What does this mean for Virginia Tech moving forward?
Well, a large silhouette looms ahead with a matchup against No. 8 Virginia on Saturday in Cassell Coliseum. The Cavaliers ripped Syracuse apart on Monday, winning 81-58 in John Paul Jones Arena.
Tech looked out of it for much of the game against the Orange, a step behind against the 2-3 zone.
The pack-line defense of UVa is a different animal, and the Cavaliers are first in the ACC in adjusted defensive efficiency. They are a solid rebounding team and don't let opponents shoot well from anywhere on the floor. Playing against that defense requires the discipline to take care of the basketball and make the rare open looks that the Cavaliers yield.
Wednesday night was a different story, but against Wake Forest and Syracuse, Tech struggled to make the easy baskets, from runners in the lane and dunks to layups and wide open threes. The Hokies have to make those shots to knock off UVa.
It's not just the Cavalier defense that Young & Co. have to worry about, though. Tony Bennett's team is first in the ACC in many offensive categories, including efficiency, effective field goal percentage and turnover rate.
Virginia has only lost twice this season: by one to San Francisco at Mohegan Sun and by 23 to Gonzaga in Fort Worth. The Zags were the better team, but the stat that sticks out from the Dons' win is that they shot 46% from three and made 52% of their shots in the second half, including 60% (9-15) from deep.
In the last Hokies win, in February of 2018 in Charlottesville, Tech shot 43% from the floor and limited UVa to 34% shooting.
The bottomline: Virginia Tech has to be balanced against UVa.
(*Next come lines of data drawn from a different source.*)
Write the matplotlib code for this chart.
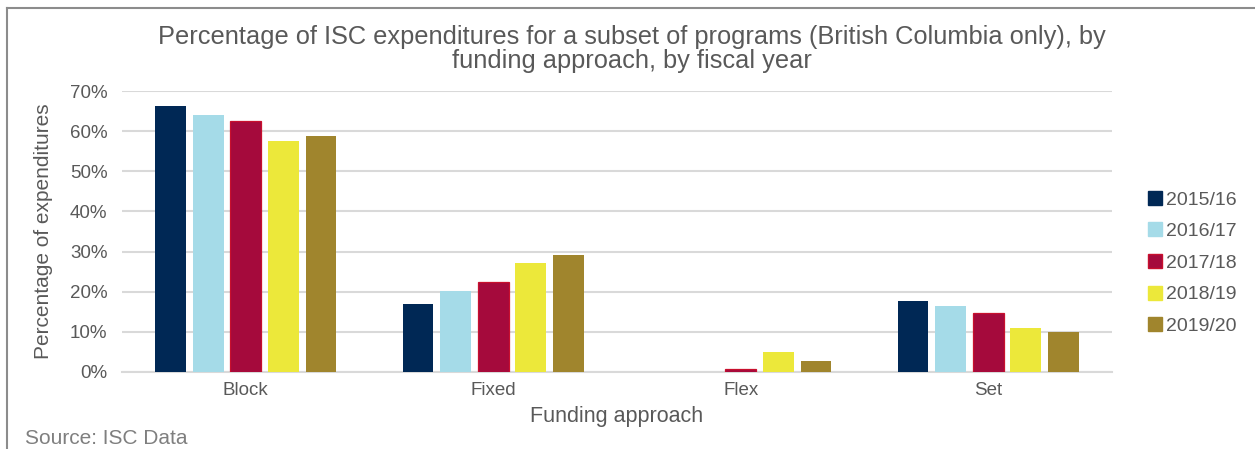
import matplotlib
matplotlib.use("Agg")
import matplotlib.pyplot as plt
import numpy as np
from matplotlib.ticker import FuncFormatter
from matplotlib.lines import Line2D

categories = ["Block", "Fixed", "Flex", "Set"]
years = ["2015/16", "2016/17", "2017/18", "2018/19", "2019/20"]
v2015 = [66.2, 16.9, 0.0, 17.6]
v2016 = [64.0, 20.3, 0.0, 16.4]
v2017 = [62.6, 22.3, 0.7, 14.7]
v2018 = [57.5, 27.2, 4.9, 11.0]
v2019 = [58.9, 29.2, 2.7, 10.0]
series = [v2015, v2016, v2017, v2018, v2019]
colors = ["#002855", "#a5dbe8", "#a50a3c", "#ece83a", "#a0852d"]
edges = ["#002855", "#a5dbe8", "#c8102e", "#ece83a", "#a0852d"]
edge_w = [0, 0, 0.9, 0, 0]

plt.rcParams['font.family'] = ['Liberation Sans', 'DejaVu Sans']
txt = "#595959"

fig = plt.figure(figsize=(12.55, 4.49), dpi=100)
ax = fig.add_axes([122/1255, 77/449, 990/1255, 281/449])

x = np.arange(len(categories))
pitch = 0.152
width = 0.125
for i, (vals, c, ec, lw) in enumerate(zip(series, colors, edges, edge_w)):
    ax.bar(x + (i - 2) * pitch, vals, width=width, color=c, edgecolor=ec,
           linewidth=lw, label=years[i], zorder=3)

ax.set_xlim(-0.5, 3.5)
ax.set_ylim(0, 70)
ax.set_yticks(np.arange(0, 71, 10))
ax.yaxis.set_major_formatter(FuncFormatter(lambda v, p: f"{int(v)}%"))
ax.grid(axis='y', color="#d9d9d9", linewidth=1.5, zorder=0)
for s in ["top", "right", "left"]:
    ax.spines[s].set_visible(False)
ax.spines["bottom"].set_color("#d9d9d9")
ax.spines["bottom"].set_linewidth(1.5)
ax.tick_params(axis='both', length=0, labelsize=13.5, labelcolor=txt)
ax.tick_params(axis='y', pad=10.5)
ax.tick_params(axis='x', pad=7)
ax.set_xticks(x)
ax.set_xticklabels(categories)
ax.set_ylabel("Percentage of expenditures", fontsize=15, color=txt, labelpad=12)
ax.set_xlabel("Funding approach", fontsize=15.5, color=txt, labelpad=5)

fig.text(632/1255, 1 - 49/449,
         "Percentage of ISC expenditures for a subset of programs (British Columbia only), by\nfunding approach, by fiscal year",
         ha='center', va='center', fontsize=18.3, color=txt, linespacing=0.98)

handles = [Line2D([0], [0], marker='s', linestyle='none', markersize=9.5,
                  markerfacecolor=c, markeredgecolor=ec) for c, ec in zip(colors, edges)]
leg = fig.legend(handles, years, loc='center left', bbox_to_anchor=(1145/1255, 1 - 263/449),
                 frameon=False, fontsize=14, labelspacing=0.72, handletextpad=0.1,
                 handlelength=1.0, borderpad=0, borderaxespad=0)
for t in leg.get_texts():
    t.set_color(txt)

fig.text(25/1255, 1 - 438/449, "Source: ISC Data", fontsize=15, color="#7f7f7f",
         ha='left', va='center')

# chart frame (left and top edges visible)
fig.add_artist(Line2D([7/1255, 7/1255], [0, 1 - 8/449], transform=fig.transFigure,
                      color="#8c8c8c", linewidth=1.5))
fig.add_artist(Line2D([7/1255, 1], [1 - 8/449, 1 - 8/449], transform=fig.transFigure,
                      color="#8c8c8c", linewidth=1.5))

fig.savefig("out.png", dpi=100, facecolor="white")
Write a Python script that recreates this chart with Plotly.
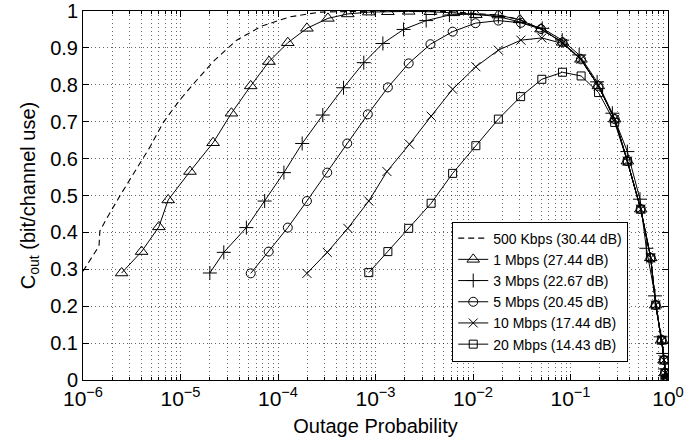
import plotly.graph_objects as go

# Outage probability (x) and outage capacity (y) for each data rate
p_500k = [1.0e-6, 1.46e-6, 1.49e-6, 1.76e-6, 2.39e-6, 3.41e-6, 4.85e-6, 6.7e-6, 9.84e-6,
          1.47e-5, 2.24e-5, 3.77e-5, 6.8e-5, 1.32e-4, 2.67e-4, 6.86e-4, 2.0e-3, 6.0e-3,
          1.07e-2, 1.82e-2, 3.03e-2, 0.0498, 0.0828, 0.128, 0.193, 0.284, 0.383, 0.525,
          0.665, 0.748, 0.861, 0.910, 0.931, 0.96, 0.99]
c_500k = [0.295, 0.363, 0.404, 0.439, 0.499, 0.564, 0.631, 0.699, 0.759,
          0.813, 0.867, 0.921, 0.959, 0.984, 0.997, 0.999, 1.0, 0.998,
          0.993, 0.989, 0.977, 0.951, 0.915, 0.869, 0.797, 0.707, 0.593, 0.463,
          0.331, 0.203, 0.108, 0.054, 0.019, 0.005, 0.0]

p_1m = [2.49e-6, 3.99e-6, 6.0e-6, 7.48e-6, 1.25e-5, 2.16e-5, 3.33e-5, 5.25e-5, 8.09e-5,
        1.26e-4, 1.98e-4, 3.25e-4, 5.2e-4, 8.53e-4, 1.34e-3, 2.19e-3, 3.66e-3, 6.3e-3,
        1.07e-2, 1.82e-2, 3.03e-2, 0.0498, 0.0828, 0.128, 0.193, 0.284, 0.383, 0.525,
        0.665, 0.748, 0.861, 0.910, 0.931, 0.96, 0.99]
c_1m = [0.29, 0.348, 0.415, 0.488, 0.565, 0.643, 0.723, 0.797, 0.863,
        0.914, 0.953, 0.980, 0.992, 0.997, 0.998, 0.999, 0.998, 0.995,
        0.990, 0.989, 0.976, 0.951, 0.915, 0.869, 0.797, 0.707, 0.593, 0.463,
        0.331, 0.203, 0.108, 0.054, 0.019, 0.005, 0.0]

p_3m = [2.0e-5, 2.78e-5, 4.74e-5, 7.3e-5, 1.15e-4, 1.77e-4, 2.88e-4, 4.70e-4, 7.58e-4,
        1.19e-3, 1.94e-3, 3.31e-3, 5.73e-3, 9.55e-3, 0.0182, 0.0303, 0.0513, 0.0822,
        0.1227, 0.1876, 0.2687, 0.383, 0.516, 0.600, 0.736, 0.841, 0.895, 0.931, 0.977]
c_3m = [0.29, 0.346, 0.413, 0.485, 0.562, 0.641, 0.718, 0.792, 0.860,
        0.912, 0.950, 0.974, 0.989, 0.992, 0.985, 0.970, 0.953, 0.921,
        0.881, 0.808, 0.723, 0.619, 0.490, 0.357, 0.228, 0.117, 0.072, 0.030, 0.005]

p_5m = [5.25e-5, 8.02e-5, 1.26e-4, 1.98e-4, 3.2e-4, 5.13e-4, 8.34e-4, 1.34e-3, 2.19e-3,
        3.66e-3, 6.18e-3, 1.06e-2, 1.82e-2, 3.1e-2, 0.0498, 0.0828, 0.128, 0.193, 0.284,
        0.383, 0.525, 0.665, 0.748, 0.861, 0.910, 0.931, 0.96, 0.99]
c_5m = [0.289, 0.348, 0.413, 0.485, 0.562, 0.641, 0.720, 0.793, 0.858,
        0.910, 0.944, 0.967, 0.974, 0.968, 0.951, 0.915, 0.869, 0.797, 0.707,
        0.593, 0.463, 0.331, 0.203, 0.108, 0.054, 0.019, 0.005, 0.0]

p_10m = [1.98e-4, 3.2e-4, 5.2e-4, 8.53e-4, 1.31e-3, 2.23e-3, 3.72e-3, 6.18e-3, 1.07e-2,
         1.82e-2, 3.1e-2, 0.0508, 0.0828, 0.128, 0.193, 0.284, 0.383, 0.525,
         0.665, 0.748, 0.861, 0.910, 0.931, 0.96, 0.99]
c_10m = [0.289, 0.346, 0.411, 0.485, 0.565, 0.639, 0.715, 0.788, 0.849,
         0.894, 0.921, 0.927, 0.912, 0.869, 0.797, 0.707, 0.593, 0.463,
         0.331, 0.203, 0.108, 0.054, 0.019, 0.005, 0.0]

p_20m = [8.53e-4, 1.34e-3, 2.19e-3, 3.72e-3, 6.18e-3, 1.07e-2, 1.82e-2, 3.08e-2, 0.0508,
         0.0828, 0.1285, 0.194, 0.284, 0.383, 0.525, 0.665, 0.748, 0.861, 0.910, 0.931,
         0.96, 0.99]
c_20m = [0.291, 0.348, 0.411, 0.479, 0.560, 0.635, 0.707, 0.768, 0.815,
         0.834, 0.824, 0.779, 0.698, 0.593, 0.463, 0.331, 0.203, 0.108, 0.054, 0.019,
         0.005, 0.0]

series_names = ["500 Kbps (30.44 dB)", "1 Mbps (27.44 dB)", "3 Mbps (22.67 dB)",
                "5 Mbps (20.45 dB)", "10 Mbps (17.44 dB)", "20 Mbps (14.43 dB)"]

x_tickvals = [1e-6, 1e-5, 1e-4, 1e-3, 1e-2, 1e-1, 1]
x_ticktext = ["10<sup>−6</sup>", "10<sup>−5</sup>", "10<sup>−4</sup>", "10<sup>−3</sup>",
              "10<sup>−2</sup>", "10<sup>−1</sup>", "10<sup>0</sup>"]
y_tickvals = [0, 0.1, 0.2, 0.3, 0.4, 0.5, 0.6, 0.7, 0.8, 0.9, 1]
y_ticktext = ["0", "0.1", "0.2", "0.3", "0.4", "0.5", "0.6", "0.7", "0.8", "0.9", "1"]

minor_x = [k * 10.0 ** e for e in range(-6, 0) for k in range(2, 10)]

FONT = "Liberation Sans, Arial, Helvetica, sans-serif"

fig = go.Figure()

fig.add_trace(go.Scatter(
    x=p_500k, y=c_500k, mode="lines", name=series_names[0],
    line=dict(color="black", width=1.1, dash="6px,4px"),
))

styles = [
    ("triangle-up-open", 11),
    ("cross-thin-open", 10),
    ("circle-open", 9),
    ("x-thin-open", 9),
    ("square-open", 8),
]
datasets = [(p_1m, c_1m), (p_3m, c_3m), (p_5m, c_5m), (p_10m, c_10m), (p_20m, c_20m)]

for (xs, ys), (sym, size), name in zip(datasets, styles, series_names[1:]):
    fig.add_trace(go.Scatter(
        x=xs, y=ys, mode="lines+markers", name=name,
        line=dict(color="black", width=1),
        marker=dict(symbol=sym, size=size, color="black",
                    line=dict(color="black", width=1)),
    ))

grid_color = "rgba(0,0,0,0.6)"
grid_dash = "1px,3px"

fig.update_layout(
    width=697, height=438,
    margin=dict(l=83, r=29, t=11, b=58),
    paper_bgcolor="white", plot_bgcolor="white",
    font=dict(family=FONT, size=20, color="black"),
    showlegend=True,
    legend=dict(
        x=0.932, y=0.05, xanchor="right", yanchor="bottom",
        bgcolor="white", bordercolor="black", borderwidth=1,
        font=dict(family=FONT, size=14, color="black"),
        tracegroupgap=0, itemwidth=30,
    ),
    xaxis=dict(
        type="log", range=[-6, 0], automargin=False,
        tickvals=x_tickvals, ticktext=x_ticktext,
        ticks="inside", ticklen=6, tickcolor="black",
        showline=True, linecolor="black", linewidth=1, mirror="allticks",
        showgrid=True, gridcolor=grid_color, griddash=grid_dash, gridwidth=1,
        zeroline=False,
        tickfont=dict(family=FONT, size=21, color="black"),
        title=dict(text="Outage Probability", standoff=9,
                   font=dict(family=FONT, size=20, color="black")),
        minor=dict(tickvals=minor_x, ticks="inside", ticklen=3, tickcolor="black",
                   showgrid=True, gridcolor=grid_color, griddash=grid_dash, gridwidth=1),
    ),
    yaxis=dict(
        range=[0, 1], automargin=False,
        tickvals=y_tickvals, ticktext=y_ticktext,
        ticks="inside", ticklen=6, tickcolor="black",
        showline=True, linecolor="black", linewidth=1, mirror="allticks",
        showgrid=True, gridcolor=grid_color, griddash=grid_dash, gridwidth=1,
        zeroline=False,
        tickfont=dict(family=FONT, size=20, color="black"),
        title=dict(text="C<sub>out</sub> (bit/channel use)", standoff=9,
                   font=dict(family=FONT, size=20, color="black")),
    ),
)

fig.write_html("out.html")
Shooting greater than 50 percent from three is only great if you can get the defensive stops to back it up, and the Cavaliers can't be allowed easy buckets in transition or second chance points.
The Hokies have to take care of the basketball, convert the easy looks, crash the boards and get some stops — all things Tech did well against Notre Dame. Tech's going to need another big night from guys like Aluma, Mutts, Alleyne and Cattoor, too.
"They [UVa] looked good [against Syracuse], making shots," Young said. "They're as stingy defensively as ever. ... They're hard to guard. We'll be ready for Saturday. We look forward to it."